Unocal via AP CNOOC's unsolicited offer of $18.5 billion for Unocal was the most ambitious foreign acquisition attempt yet by a Chinese company.
It set up a possible takeover battle with rival bidder Chevron Corp. while Beijing tries to secure foreign energy supplies for its booming economy, the world's second-biggest oil consumer.
"We have proactively made assurances to Unocal to address concerns relating to energy security and ownership of Unocal assets located in the United States," CNOOC Chairman and CEO Fu Chengyu said in a statement released in Beijing.
Fu said CNOOC was "fully prepared" to participate in a U.S. government security review.
He offered to discuss selling some Unocal pipeline and storage assets and putting assets that aren't involved in oil and gas exploration or production "under American management." He said Washington has approved similar arrangements in the past for foreign buyers of American companies.
U.S. Treasury Secretary John Snow said yesterday that he expects both parties to submit to a security review. Snow heads a federal panel that considers the possible security risks of foreign firms buying or investing in U.S. companies.
"It's not a business transaction at all," said C. Richard D'Amato, chairman of the U.S.-China Economic and Security Review Commission, a congressional advisory panel. "This is not a free market deal. This is the Chinese government acquiring energy resources."
The Chinese government, which owns 70 percent of CNOOC, has made deals with countries ranging from Sudan to Venezuela to secure foreign oil and gas supplies.
"Substantially all of the oil and gas produced by Unocal in the U.S. will continue to be sold in the U.S.," Fu's statement said. "The development of properties in the Gulf of Mexico will provide further supplies of oil and gas for American markets."
However, his statement noted that 70 percent of Unocal's oil and gas reserves are in Asia, and didn't say what would happen to those resources.
Many oil industry experts agreed that security fears were unwarranted and warned that such responses could make it harder for U.S. oil giants to gain the international access they need to grow.
"This is not a company building military aircraft or missile technology. This is energy, at the end of the day," said Lawrence Goldstein, president of the nonprofit Petroleum Industry Research Foundation in New York.

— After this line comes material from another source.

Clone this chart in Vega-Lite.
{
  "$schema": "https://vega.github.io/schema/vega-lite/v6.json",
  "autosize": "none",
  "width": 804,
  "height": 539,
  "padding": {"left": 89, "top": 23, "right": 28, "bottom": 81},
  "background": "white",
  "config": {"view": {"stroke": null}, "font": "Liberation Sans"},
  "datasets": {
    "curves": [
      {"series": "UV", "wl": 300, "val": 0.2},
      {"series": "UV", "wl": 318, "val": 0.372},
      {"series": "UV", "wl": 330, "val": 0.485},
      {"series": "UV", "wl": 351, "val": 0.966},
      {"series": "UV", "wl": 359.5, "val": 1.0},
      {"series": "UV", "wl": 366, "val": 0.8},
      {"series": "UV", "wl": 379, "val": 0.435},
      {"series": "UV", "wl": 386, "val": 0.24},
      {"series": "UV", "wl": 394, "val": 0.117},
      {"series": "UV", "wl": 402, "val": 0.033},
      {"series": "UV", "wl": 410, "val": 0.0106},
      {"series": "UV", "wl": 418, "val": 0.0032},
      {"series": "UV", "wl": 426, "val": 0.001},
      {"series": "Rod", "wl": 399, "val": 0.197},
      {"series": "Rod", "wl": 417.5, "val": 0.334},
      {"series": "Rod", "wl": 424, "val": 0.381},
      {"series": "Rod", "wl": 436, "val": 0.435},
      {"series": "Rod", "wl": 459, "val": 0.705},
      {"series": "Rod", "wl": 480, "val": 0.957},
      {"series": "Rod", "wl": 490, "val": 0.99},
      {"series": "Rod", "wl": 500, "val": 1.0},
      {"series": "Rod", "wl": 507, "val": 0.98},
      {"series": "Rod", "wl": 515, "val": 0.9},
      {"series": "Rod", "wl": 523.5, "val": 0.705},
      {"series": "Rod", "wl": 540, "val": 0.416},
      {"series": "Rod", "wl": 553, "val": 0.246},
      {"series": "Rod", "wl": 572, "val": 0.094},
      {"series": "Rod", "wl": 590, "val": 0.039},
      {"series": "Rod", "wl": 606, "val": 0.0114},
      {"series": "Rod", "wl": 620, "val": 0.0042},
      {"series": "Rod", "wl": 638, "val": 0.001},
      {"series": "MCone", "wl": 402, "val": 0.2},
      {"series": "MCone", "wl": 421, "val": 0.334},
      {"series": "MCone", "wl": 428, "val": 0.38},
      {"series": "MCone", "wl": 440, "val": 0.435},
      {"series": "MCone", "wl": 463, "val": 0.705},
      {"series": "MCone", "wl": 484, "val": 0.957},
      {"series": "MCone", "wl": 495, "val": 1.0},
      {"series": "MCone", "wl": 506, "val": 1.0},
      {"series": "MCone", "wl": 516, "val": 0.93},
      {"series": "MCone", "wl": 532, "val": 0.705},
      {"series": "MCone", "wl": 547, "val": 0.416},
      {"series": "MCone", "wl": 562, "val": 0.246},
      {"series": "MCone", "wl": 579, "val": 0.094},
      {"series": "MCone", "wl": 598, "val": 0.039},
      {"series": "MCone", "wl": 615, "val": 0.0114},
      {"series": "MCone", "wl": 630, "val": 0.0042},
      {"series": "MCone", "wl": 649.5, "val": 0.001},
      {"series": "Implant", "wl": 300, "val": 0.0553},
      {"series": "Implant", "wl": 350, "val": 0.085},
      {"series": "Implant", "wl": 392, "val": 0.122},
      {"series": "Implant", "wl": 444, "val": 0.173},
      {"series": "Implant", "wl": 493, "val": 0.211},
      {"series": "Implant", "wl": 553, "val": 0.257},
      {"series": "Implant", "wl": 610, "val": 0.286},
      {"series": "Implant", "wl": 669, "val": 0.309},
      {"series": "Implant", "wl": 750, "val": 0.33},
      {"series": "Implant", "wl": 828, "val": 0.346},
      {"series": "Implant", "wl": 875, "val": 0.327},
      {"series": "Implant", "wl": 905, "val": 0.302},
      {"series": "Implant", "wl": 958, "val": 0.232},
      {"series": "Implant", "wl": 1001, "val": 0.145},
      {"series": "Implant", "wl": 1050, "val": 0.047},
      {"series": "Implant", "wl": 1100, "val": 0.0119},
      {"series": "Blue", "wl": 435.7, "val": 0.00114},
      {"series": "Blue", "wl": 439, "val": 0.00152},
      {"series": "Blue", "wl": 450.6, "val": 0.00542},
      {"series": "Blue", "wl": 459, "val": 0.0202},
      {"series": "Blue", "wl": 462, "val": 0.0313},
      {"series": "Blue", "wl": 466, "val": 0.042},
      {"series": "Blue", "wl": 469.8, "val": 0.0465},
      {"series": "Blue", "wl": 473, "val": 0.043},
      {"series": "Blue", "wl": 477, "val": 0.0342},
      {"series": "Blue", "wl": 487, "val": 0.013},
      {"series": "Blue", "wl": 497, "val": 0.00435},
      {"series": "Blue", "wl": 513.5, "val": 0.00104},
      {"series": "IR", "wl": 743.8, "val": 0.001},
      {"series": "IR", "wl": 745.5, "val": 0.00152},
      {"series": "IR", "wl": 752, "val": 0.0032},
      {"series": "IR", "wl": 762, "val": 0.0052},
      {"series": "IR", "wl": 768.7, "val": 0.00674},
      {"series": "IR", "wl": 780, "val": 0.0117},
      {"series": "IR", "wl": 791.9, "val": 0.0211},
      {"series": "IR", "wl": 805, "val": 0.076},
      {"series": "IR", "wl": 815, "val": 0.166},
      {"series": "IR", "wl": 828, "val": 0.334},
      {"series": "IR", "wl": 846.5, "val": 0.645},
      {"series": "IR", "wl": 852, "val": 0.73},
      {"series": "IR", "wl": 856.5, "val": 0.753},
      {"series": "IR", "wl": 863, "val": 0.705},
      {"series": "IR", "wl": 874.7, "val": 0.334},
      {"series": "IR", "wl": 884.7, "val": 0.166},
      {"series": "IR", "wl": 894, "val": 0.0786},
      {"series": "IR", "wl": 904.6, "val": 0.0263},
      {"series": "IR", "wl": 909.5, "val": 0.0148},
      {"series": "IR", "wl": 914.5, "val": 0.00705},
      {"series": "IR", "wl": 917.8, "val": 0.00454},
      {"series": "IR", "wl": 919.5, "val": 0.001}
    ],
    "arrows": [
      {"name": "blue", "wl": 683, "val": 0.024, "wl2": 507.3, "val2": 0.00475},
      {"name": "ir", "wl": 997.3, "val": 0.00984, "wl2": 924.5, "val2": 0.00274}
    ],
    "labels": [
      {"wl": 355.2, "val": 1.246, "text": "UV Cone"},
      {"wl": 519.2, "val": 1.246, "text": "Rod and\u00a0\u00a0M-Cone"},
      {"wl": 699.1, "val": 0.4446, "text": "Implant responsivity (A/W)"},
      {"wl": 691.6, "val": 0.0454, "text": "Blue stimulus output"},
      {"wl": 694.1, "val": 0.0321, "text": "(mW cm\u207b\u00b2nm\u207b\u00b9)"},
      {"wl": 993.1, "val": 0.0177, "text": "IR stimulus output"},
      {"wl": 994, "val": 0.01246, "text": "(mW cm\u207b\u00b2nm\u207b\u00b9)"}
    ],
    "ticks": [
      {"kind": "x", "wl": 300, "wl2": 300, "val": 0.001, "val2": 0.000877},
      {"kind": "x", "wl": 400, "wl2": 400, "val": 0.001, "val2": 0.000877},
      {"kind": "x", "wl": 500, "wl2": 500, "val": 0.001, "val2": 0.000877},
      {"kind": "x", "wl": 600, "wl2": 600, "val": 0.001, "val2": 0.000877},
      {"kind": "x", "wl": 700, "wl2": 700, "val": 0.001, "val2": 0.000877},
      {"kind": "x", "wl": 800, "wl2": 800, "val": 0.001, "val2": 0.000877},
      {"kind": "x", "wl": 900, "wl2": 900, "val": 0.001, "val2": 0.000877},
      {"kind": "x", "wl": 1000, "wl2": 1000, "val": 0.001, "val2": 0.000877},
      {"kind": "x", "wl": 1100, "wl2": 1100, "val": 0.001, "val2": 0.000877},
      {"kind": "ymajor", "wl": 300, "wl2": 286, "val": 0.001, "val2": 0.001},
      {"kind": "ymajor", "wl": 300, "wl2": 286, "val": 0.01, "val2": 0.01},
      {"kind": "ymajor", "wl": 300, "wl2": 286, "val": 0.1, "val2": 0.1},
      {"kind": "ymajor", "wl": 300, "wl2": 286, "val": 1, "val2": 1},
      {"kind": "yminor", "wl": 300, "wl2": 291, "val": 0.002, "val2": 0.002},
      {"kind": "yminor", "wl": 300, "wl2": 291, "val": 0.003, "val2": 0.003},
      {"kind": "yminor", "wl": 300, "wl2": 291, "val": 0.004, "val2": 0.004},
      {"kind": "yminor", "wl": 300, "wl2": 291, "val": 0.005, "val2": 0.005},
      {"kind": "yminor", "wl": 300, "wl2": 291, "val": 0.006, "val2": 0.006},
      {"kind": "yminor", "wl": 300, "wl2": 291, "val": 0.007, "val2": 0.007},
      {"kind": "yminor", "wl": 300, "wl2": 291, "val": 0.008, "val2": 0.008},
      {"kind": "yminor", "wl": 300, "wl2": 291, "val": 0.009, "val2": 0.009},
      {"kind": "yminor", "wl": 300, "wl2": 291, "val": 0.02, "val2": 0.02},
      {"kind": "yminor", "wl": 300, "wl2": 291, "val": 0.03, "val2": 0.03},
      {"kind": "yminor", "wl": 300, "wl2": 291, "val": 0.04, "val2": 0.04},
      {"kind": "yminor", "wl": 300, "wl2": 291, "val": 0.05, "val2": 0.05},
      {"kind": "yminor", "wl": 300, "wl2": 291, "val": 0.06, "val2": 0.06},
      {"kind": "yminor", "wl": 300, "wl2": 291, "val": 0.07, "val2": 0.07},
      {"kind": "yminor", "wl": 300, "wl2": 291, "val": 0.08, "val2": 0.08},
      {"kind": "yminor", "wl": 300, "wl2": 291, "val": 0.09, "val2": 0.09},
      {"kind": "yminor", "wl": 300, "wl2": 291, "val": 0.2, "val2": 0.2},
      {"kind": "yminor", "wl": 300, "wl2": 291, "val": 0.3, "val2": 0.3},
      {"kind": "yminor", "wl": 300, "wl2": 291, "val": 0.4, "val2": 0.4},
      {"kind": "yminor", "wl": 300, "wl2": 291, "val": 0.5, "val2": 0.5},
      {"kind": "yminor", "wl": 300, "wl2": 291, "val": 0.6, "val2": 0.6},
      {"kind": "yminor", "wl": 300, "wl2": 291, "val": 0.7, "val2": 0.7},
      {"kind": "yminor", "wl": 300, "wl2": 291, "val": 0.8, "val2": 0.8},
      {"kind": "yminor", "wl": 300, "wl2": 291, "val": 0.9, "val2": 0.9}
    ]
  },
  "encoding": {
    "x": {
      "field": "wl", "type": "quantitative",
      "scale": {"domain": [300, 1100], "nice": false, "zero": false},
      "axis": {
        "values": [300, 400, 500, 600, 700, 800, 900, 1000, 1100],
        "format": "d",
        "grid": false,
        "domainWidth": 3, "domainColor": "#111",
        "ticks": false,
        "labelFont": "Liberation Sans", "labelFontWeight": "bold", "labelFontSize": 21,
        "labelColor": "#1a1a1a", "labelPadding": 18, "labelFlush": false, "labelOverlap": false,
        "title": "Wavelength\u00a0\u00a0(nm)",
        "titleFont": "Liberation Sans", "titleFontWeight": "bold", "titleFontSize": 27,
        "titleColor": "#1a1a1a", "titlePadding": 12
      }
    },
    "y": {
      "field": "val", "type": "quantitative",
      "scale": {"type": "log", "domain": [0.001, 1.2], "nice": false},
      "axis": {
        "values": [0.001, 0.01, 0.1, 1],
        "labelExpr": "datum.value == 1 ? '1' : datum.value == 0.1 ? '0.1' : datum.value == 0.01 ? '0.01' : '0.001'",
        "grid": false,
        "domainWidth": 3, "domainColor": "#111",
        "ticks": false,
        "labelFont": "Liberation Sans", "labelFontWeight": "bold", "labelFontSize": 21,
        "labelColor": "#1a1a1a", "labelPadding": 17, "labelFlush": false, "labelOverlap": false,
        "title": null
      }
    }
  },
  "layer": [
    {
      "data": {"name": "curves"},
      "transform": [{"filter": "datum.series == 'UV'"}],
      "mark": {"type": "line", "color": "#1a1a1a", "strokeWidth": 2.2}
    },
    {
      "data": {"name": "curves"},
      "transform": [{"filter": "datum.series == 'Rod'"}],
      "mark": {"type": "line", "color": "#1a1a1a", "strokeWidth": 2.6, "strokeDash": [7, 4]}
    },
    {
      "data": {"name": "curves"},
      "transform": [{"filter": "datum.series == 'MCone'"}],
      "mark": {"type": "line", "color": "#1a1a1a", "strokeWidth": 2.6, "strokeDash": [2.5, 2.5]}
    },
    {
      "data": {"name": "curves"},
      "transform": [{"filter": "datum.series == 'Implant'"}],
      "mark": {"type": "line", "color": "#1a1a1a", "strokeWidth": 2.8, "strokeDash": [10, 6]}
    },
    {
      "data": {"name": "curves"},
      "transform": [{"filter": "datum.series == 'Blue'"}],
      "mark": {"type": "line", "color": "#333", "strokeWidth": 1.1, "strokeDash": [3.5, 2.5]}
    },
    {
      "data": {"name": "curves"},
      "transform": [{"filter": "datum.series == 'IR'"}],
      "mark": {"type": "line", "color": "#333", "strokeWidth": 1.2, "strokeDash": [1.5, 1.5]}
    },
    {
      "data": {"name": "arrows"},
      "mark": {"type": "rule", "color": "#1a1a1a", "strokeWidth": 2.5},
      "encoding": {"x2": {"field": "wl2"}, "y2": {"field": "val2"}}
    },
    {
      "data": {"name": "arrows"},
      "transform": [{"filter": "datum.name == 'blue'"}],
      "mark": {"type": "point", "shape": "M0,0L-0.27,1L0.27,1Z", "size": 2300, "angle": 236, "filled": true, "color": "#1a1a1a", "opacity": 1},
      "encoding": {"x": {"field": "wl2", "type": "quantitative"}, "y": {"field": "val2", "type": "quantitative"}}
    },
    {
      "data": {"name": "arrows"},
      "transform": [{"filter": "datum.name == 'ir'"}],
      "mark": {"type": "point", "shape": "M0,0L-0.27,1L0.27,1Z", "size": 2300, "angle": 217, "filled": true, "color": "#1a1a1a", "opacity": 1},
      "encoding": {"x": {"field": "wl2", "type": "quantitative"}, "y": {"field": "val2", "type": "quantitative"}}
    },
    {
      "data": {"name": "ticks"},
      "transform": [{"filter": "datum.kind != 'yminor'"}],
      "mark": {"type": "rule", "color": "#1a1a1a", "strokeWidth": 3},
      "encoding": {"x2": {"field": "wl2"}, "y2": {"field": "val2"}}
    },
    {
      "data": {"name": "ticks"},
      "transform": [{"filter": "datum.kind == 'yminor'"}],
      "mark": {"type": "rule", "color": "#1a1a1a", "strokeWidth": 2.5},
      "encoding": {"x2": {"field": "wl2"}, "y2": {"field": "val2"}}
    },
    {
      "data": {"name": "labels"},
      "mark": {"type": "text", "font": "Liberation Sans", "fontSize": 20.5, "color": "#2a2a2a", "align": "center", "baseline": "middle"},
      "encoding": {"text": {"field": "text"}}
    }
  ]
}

El Segundo, Calif-based Unocal already had accepted an offer to be bought by Chevron for nearly $16.6 billion in cash and stock. Chevron said it will not sweeten its offer at least for now.

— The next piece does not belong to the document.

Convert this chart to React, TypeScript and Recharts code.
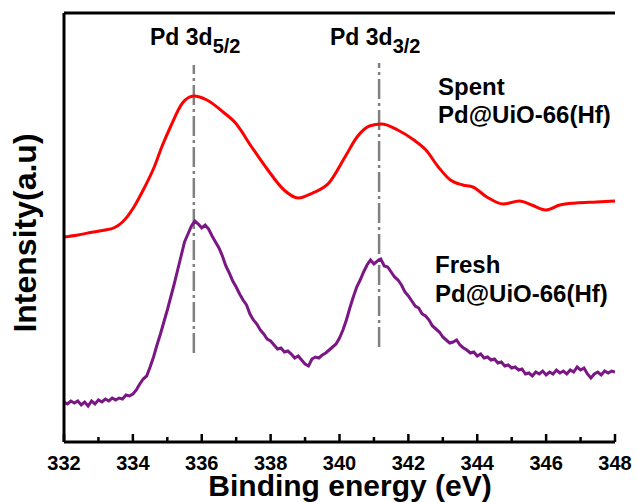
import { LineChart, Line, XAxis, YAxis, ReferenceLine } from "recharts"

// binding energy (eV) vs intensity (a.u.)
const spent: [number, number][] = [
  [332.0, 205], [332.4, 207], [332.85, 210], [333.2, 212], [333.44, 214],
  [333.7, 220], [334.03, 235], [334.3, 252], [334.62, 275], [334.85, 296],
  [335.09, 315], [335.44, 339], [335.77, 346], [336.15, 342], [336.62, 330],
  [336.98, 319], [337.45, 295], [337.92, 272], [338.39, 252], [338.8, 244],
  [339.22, 249], [339.69, 259], [340.16, 285], [340.51, 305], [340.87, 316],
  [341.22, 318], [341.69, 312], [342.16, 302], [342.51, 292], [342.87, 275],
  [343.22, 262], [343.58, 257], [343.87, 255], [344.28, 245], [344.75, 238],
  [345.23, 241], [345.58, 237], [345.99, 232], [346.4, 237], [346.87, 239],
  [347.46, 240], [348.0, 241],
]

const fresh: [number, number][] = [
  [332.0, 40], [332.1, 38], [332.2, 41], [332.3, 39], [332.4, 41], [332.5, 37],
  [332.6, 40], [332.7, 36], [332.8, 41], [332.9, 38], [333.0, 42], [333.1, 40],
  [333.2, 43], [333.3, 41], [333.4, 44], [333.5, 42], [333.6, 44], [333.7, 43],
  [333.8, 47], [333.9, 46], [334.0, 48], [334.1, 52], [334.2, 58], [334.3, 63],
  [334.4, 66], [334.5, 75], [334.6, 85], [334.7, 97], [334.8, 108], [334.9, 120],
  [335.0, 132], [335.1, 145], [335.2, 158], [335.3, 172], [335.4, 186], [335.5, 200],
  [335.6, 208], [335.7, 216], [335.8, 221], [335.9, 218], [336.0, 214], [336.1, 217],
  [336.2, 213], [336.3, 206], [336.4, 200], [336.5, 194], [336.6, 186], [336.7, 176],
  [336.8, 169], [336.9, 161], [337.0, 155], [337.1, 148], [337.2, 142], [337.3, 137],
  [337.4, 128], [337.5, 122], [337.6, 118], [337.7, 112], [337.8, 108], [337.9, 103],
  [338.0, 101], [338.1, 97], [338.2, 93], [338.3, 94], [338.4, 90], [338.5, 91],
  [338.6, 88], [338.7, 84], [338.8, 86], [338.9, 82], [339.0, 78], [339.1, 76],
  [339.2, 83], [339.3, 85], [339.4, 84], [339.5, 87], [339.6, 89], [339.7, 92],
  [339.8, 95], [339.9, 98], [340.0, 104], [340.1, 112], [340.2, 122], [340.3, 134],
  [340.4, 145], [340.5, 155], [340.6, 162], [340.7, 170], [340.8, 177], [340.9, 182],
  [341.0, 178], [341.1, 181], [341.2, 183], [341.3, 176], [341.4, 175], [341.5, 170],
  [341.6, 165], [341.7, 162], [341.8, 157], [341.9, 150], [342.0, 146], [342.1, 141],
  [342.2, 136], [342.3, 134], [342.4, 128], [342.5, 126], [342.6, 122], [342.7, 116],
  [342.8, 113], [342.9, 110], [343.0, 105], [343.1, 102], [343.2, 99], [343.3, 100],
  [343.4, 102], [343.5, 97], [343.6, 94], [343.7, 92], [343.8, 89], [343.9, 90],
  [344.0, 86], [344.1, 88], [344.2, 84], [344.3, 85], [344.4, 82], [344.5, 83],
  [344.6, 79], [344.7, 80], [344.8, 76], [344.9, 77], [345.0, 74], [345.1, 75],
  [345.2, 72], [345.3, 73], [345.4, 68], [345.5, 69], [345.6, 66], [345.7, 70],
  [345.8, 68], [345.9, 71], [346.0, 67], [346.1, 70], [346.2, 68], [346.3, 72],
  [346.4, 69], [346.5, 71], [346.6, 68], [346.7, 72], [346.8, 70], [346.9, 75],
  [347.0, 72], [347.1, 74], [347.2, 68], [347.3, 64], [347.4, 68], [347.5, 70],
  [347.6, 67], [347.7, 71], [347.8, 69], [347.9, 71], [348.0, 70],
]

const xTicks = [332, 333, 334, 335, 336, 337, 338, 339, 340, 341, 342, 343, 344, 345, 346, 347, 348]

// peak positions and the span of the dash-dot markers
const peaks = [
  { x: 335.77, from: 89, to: 377 },
  { x: 341.15, from: 95, to: 379 },
]

const spentData = spent.map(([e, v]) => ({ e, v }))
const freshData = fresh.map(([e, v]) => ({ e, v }))

const font = "'Liberation Sans', Arial, sans-serif"

const XTick = (props: any) => {
  const { x, y, payload } = props
  const major = payload.value % 2 === 0
  return (
    <g>
      <line x1={x} x2={x} y1={y} y2={y - (major ? 8 : 5)} stroke="#000" strokeWidth={2.5} />
      {major && (
        <text x={x} y={y + 28} textAnchor="middle" fontFamily={font} fontWeight="bold" fontSize={20} fill="#000">
          {payload.value}
        </text>
      )}
    </g>
  )
}

export default function App() {
  return (
    <div style={{ position: "absolute", left: 0, top: 0, width: 636, height: 503, background: "#fff" }}>
      <LineChart width={636} height={503} margin={{ top: 13, right: 21, bottom: 0, left: 0 }}>
        <XAxis
          dataKey="e"
          type="number"
          domain={[332, 348]}
          ticks={xTicks}
          interval={0}
          height={61}
          tickSize={0}
          tickMargin={0}
          tickLine={false}
          tick={<XTick />}
          axisLine={{ stroke: "#000", strokeWidth: 3 }}
          allowDataOverflow
        />
        <YAxis type="number" domain={[0, 429]} width={64} tick={false} tickLine={false} axisLine={{ stroke: "#000", strokeWidth: 3 }} allowDataOverflow />
        <YAxis yAxisId="right" orientation="right" width={0} tick={false} tickLine={false} axisLine={{ stroke: "#000", strokeWidth: 3 }} />
        <ReferenceLine y={429} stroke="#000" strokeWidth={3} />
        {peaks.map((p) => (
          <ReferenceLine
            key={p.x}
            segment={[{ x: p.x, y: p.from }, { x: p.x, y: p.to }]}
            stroke="#808080"
            strokeWidth={2.5}
            strokeDasharray="20 4 3 4"
          />
        ))}
        <Line data={spentData} dataKey="v" type="monotone" stroke="#ff0000" strokeWidth={3} dot={false} isAnimationActive={false} />
        <Line data={freshData} dataKey="v" type="linear" stroke="#7b1685" strokeWidth={3} dot={false} isAnimationActive={false} />
      </LineChart>
      <svg width={636} height={503} style={{ position: "absolute", left: 0, top: 0, pointerEvents: "none" }} fontFamily={font} fontWeight="bold" fill="#000">
        <text x={150} y={45} fontSize={23}>
          Pd 3d<tspan fontSize={20} dy={8}>5/2</tspan>
        </text>
        <text x={330} y={45} fontSize={23}>
          Pd 3d<tspan fontSize={20} dy={8}>3/2</tspan>
        </text>
        <text x={438} y={95} fontSize={24}>Spent</text>
        <text x={438} y={123} fontSize={24}>Pd@UiO-66(Hf)</text>
        <text x={435} y={273} fontSize={24}>Fresh</text>
        <text x={435} y={302} fontSize={24}>Pd@UiO-66(Hf)</text>
        <text x={36} y={233} fontSize={32} textAnchor="middle" transform="rotate(-90 36 233)">Intensity(a.u)</text>
        <text x={350} y={496} fontSize={30} textAnchor="middle">Binding energy (eV)</text>
      </svg>
    </div>
  )
}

"We're satisfied with the bid we have on the table," Peter Robertson, Chevron vice chairman, said in an interview on CNBC. "We think it's still the best opportunity for the shareholders."
Unocal said its board would consider the hostile takeover bid. The company said late yesterday that Chevron had given it clearance to begin talks with CNOOC about a possible deal.
Learn more: www.transactioninfo.com/cnooc
The announcement came after four members of Congress called on the U.S. government yesterday to review the security implications of allowing a Chinese state-controlled firm to take control of the ninth-largest American oil producer.
Unocal Corp.'s presence in Asia includes the Thailand Pailin Central Processing natural gas platform. China's state-owned CNOOC Ltd. has made a hostile $18.5 billion bid for Unocal.